KATHERINE A. WRAY, Judge



[1]Defendant also asserts that the State failed to present sufficient evidence that Defendant knew that Officer Conway was present at the scene. However, Defendant fails to explain how this argument differs from his claim that the State failed to present sufficient evidence that Defendant knew the police officers were peace officers. Therefore, we decline to assume that a distinction exists and address it no further. See State v. Guerra, 2012-NMSC-014, ¶ 21, 278 P.3d 1031 (refusing to review an unclear or undeveloped argument that would require the court to guess at the party’s argument); see also State v. Fuentes, 2010-NMCA-027, ¶ 29, 147 N.M. 761, 228 P.3d 1181 (same).

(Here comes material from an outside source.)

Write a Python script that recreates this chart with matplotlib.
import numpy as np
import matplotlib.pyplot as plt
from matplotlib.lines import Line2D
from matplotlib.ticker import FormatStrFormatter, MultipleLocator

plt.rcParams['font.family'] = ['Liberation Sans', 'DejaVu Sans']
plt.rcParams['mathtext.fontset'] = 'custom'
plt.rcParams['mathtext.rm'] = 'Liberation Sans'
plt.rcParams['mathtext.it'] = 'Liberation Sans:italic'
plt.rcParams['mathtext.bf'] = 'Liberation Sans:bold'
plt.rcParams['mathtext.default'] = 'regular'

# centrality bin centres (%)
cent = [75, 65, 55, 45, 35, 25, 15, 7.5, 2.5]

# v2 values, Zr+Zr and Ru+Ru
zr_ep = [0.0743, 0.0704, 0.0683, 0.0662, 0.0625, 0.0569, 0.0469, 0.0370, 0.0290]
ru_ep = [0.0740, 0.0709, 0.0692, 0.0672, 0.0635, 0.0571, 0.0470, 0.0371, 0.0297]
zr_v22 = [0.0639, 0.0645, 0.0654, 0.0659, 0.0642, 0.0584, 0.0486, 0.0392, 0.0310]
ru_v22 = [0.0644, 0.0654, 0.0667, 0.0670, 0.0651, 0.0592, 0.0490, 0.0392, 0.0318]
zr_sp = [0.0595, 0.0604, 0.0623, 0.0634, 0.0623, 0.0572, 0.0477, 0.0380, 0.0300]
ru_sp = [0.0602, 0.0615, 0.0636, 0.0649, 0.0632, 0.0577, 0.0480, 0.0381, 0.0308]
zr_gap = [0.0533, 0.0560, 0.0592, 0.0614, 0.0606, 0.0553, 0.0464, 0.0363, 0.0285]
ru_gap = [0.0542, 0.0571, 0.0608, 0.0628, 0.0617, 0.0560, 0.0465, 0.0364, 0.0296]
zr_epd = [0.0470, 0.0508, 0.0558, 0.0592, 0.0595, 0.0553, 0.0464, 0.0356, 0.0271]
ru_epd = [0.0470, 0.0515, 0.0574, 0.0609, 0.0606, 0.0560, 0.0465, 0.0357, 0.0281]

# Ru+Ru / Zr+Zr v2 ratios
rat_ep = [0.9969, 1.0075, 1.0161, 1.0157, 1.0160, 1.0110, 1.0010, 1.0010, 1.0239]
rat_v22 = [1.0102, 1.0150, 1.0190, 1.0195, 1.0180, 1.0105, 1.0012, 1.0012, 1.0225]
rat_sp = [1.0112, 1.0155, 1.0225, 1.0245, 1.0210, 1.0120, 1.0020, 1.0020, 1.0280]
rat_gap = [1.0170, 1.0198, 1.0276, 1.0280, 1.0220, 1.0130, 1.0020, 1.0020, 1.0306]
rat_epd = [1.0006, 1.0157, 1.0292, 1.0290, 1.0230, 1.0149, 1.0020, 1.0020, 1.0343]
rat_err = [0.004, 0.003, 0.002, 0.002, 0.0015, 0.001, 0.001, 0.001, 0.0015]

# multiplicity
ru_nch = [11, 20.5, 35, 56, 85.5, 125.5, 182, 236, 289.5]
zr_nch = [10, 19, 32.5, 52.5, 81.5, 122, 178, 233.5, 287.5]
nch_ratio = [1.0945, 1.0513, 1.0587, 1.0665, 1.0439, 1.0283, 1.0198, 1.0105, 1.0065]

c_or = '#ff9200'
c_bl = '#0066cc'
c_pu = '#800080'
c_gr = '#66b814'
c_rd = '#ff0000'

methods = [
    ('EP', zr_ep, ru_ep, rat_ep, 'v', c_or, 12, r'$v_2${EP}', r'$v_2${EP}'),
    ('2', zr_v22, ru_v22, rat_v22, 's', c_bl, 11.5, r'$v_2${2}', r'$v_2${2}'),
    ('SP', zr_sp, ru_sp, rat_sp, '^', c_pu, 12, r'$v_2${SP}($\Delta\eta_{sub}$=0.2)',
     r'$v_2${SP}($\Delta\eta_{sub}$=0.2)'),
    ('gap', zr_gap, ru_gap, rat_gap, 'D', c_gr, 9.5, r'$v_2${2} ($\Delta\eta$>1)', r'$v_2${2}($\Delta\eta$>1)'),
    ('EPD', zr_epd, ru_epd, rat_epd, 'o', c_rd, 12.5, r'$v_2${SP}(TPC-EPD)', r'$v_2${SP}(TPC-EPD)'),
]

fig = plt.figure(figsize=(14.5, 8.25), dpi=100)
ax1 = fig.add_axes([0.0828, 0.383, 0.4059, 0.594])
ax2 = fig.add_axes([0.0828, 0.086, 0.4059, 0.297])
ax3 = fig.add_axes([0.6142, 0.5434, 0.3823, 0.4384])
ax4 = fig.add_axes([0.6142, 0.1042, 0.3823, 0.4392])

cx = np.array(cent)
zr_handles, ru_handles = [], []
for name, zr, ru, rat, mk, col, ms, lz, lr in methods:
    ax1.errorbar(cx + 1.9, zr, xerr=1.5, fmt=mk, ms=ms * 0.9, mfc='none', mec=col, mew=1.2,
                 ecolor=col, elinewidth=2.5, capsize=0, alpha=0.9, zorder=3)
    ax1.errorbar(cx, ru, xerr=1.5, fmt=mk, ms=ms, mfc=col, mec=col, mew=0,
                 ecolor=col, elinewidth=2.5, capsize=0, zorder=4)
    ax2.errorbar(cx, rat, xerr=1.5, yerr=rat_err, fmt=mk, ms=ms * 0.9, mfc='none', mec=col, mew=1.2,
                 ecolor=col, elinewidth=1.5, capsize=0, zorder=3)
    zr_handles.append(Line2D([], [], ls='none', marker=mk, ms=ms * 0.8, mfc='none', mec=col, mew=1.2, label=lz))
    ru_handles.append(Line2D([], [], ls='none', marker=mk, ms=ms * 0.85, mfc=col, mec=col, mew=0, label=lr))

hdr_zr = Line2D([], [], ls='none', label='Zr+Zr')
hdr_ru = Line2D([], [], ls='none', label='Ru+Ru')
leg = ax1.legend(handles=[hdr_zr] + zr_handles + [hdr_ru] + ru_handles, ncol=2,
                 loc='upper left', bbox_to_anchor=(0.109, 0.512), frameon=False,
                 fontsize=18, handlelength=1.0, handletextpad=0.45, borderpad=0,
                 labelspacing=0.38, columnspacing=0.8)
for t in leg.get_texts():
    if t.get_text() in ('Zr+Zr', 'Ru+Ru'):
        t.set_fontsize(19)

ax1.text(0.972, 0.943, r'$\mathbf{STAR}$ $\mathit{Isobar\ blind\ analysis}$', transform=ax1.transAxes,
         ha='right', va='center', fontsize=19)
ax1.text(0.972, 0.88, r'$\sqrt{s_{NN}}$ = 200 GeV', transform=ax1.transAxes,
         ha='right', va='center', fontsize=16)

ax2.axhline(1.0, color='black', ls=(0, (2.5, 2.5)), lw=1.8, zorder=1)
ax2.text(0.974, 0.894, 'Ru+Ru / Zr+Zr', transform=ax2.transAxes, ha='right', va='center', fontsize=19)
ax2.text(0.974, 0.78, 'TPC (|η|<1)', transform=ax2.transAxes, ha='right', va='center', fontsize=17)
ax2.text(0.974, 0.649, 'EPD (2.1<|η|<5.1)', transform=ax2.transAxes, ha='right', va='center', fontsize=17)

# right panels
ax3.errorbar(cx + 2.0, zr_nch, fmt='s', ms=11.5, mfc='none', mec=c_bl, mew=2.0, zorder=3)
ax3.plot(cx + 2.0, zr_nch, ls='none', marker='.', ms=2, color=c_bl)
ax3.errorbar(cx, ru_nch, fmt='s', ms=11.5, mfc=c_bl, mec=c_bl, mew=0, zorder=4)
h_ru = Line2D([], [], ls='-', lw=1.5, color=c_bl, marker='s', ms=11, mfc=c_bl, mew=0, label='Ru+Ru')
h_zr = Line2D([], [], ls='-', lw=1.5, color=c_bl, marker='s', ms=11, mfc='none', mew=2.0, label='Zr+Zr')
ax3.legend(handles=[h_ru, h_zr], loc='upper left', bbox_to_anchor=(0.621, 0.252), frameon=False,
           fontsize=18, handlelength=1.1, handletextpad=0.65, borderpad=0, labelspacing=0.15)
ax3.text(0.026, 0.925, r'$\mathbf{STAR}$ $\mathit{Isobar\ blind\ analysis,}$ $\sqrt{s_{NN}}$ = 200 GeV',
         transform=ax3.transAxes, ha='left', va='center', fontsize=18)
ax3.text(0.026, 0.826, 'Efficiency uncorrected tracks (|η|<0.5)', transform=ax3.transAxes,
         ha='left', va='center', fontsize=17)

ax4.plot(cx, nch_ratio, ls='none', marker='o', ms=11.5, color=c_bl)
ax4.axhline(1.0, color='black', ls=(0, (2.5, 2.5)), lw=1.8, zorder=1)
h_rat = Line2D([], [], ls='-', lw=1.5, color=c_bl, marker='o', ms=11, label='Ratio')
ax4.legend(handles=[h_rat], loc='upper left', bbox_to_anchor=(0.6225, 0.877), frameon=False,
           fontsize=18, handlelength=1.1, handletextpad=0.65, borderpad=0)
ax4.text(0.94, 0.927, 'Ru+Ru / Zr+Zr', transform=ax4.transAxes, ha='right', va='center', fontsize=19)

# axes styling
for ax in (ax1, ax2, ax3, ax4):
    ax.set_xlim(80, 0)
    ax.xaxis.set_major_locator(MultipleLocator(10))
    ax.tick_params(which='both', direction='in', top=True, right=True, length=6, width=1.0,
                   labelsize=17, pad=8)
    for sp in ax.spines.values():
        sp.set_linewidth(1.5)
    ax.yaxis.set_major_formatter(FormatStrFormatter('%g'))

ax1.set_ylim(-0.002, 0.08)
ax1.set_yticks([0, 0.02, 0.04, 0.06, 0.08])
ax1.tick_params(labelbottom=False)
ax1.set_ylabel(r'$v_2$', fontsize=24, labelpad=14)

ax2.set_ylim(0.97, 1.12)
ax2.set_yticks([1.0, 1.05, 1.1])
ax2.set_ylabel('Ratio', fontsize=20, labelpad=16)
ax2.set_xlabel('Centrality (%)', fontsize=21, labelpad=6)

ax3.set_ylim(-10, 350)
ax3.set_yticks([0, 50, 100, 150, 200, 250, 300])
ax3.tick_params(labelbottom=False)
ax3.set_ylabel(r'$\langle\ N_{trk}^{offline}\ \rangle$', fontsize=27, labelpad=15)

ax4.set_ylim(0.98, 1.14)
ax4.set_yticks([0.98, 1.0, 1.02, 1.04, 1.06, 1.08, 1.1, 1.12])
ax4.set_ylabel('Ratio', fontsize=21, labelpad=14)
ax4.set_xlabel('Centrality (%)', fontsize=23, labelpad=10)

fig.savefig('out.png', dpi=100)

[2]Even assuming we could adequately review Defendant’s argument, we see no error in allowing the State to confront Defendant with his prior inconsistent statement and confirm its implication. “Any party . . . may attack [a] witness’s credibility.” Rule 11-607 NMRA. This is because “[e]vidence that reflects on a witness’s credibility is relevant and therefore admissible.” State v. Salazar, 2023-NMCA-026, ¶ 13, 527 P.3d 693 (internal quotation marks and citation omitted). “[W]hen a defendant testifies, he is subject, within the limits of certain rules, to cross-examination the same as any other witness.” State v. Gutierrez, 2003-NMCA-077, ¶ 13, 133 N.M. 797, 70 P.3d 787. “He is not entitled to have his testimony falsely cloaked with reliability by having his credibility protected against the truth-searching process of cross-examination.” State v. Duran, 1972-NMCA-059, ¶ 10, 83 N.M. 700, 496 P.2d 1096. Impeachment by prior inconsistent statement is a proper way to attack a witness’s credibility. Salazar, 2023-NMCA-026, ¶ 13.